Fingerprint-aided substructure and similarity searching
Writing to the fs format makes an index of a multi-molecule datafile:
babel dataset.sdf -ofs
This prepares an index dataset.fs with default parameters, and is slow (~30 minutes for a 250,000 molecule file).
However, when reading from the fs format searches are much faster, a few seconds, and so can be done interactively.
The search target is the parameter of the -s option and can be slightly extended SMILES (with [#n] atoms and ~ bonds) or the name of a file containing a molecule.
Several types of searches are possible:
Identical molecule:
babel index.fs outfile.yyy -s SMILES exact
Substructure:
babel index.fs outfile.yyy -s SMILES or
babel index.fs outfile.yyy -s filename.xxx
where xxx is a format id known to OpenBabel, e.g. sdf
Molecular similarity based on Tanimoto coefficient:
babel index.fs outfile.yyy -at15 -sSMILES # best 15 molecules
babel index.fs outfile.yyy -at0.7 -sSMILES # Tanimoto >0.7
babel index.fs outfile.yyy -at0.7,0.9 -sSMILES
# Tanimoto >0.7 && Tanimoto < 0.9
The datafile plus the -ifs option can be used instead of the index file.

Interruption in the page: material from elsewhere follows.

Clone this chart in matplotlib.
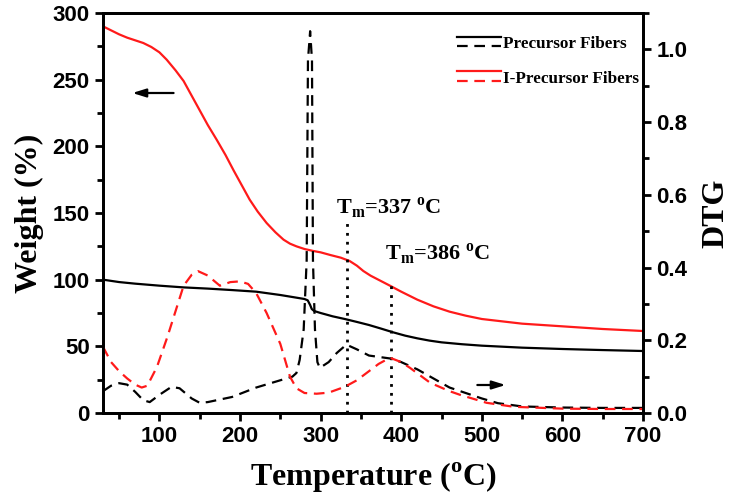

t <num> | Do similarity search: <num>mols or <num> as min Tanimoto |
a | Add Tanimoto coeff to title in similarity search |
l <num> | Maximum number of candidates. Default<4000> |
e | Exact match Alternative to using exact in -s parameter, see above |
n | No further SMARTS filtering after fingerprint phase |
f <num> | Fingerprint type If not specified, the default fingerprint (currently FP2) is used |
N <num> | Fold fingerprint to <num> bits |
u | Update an existing index |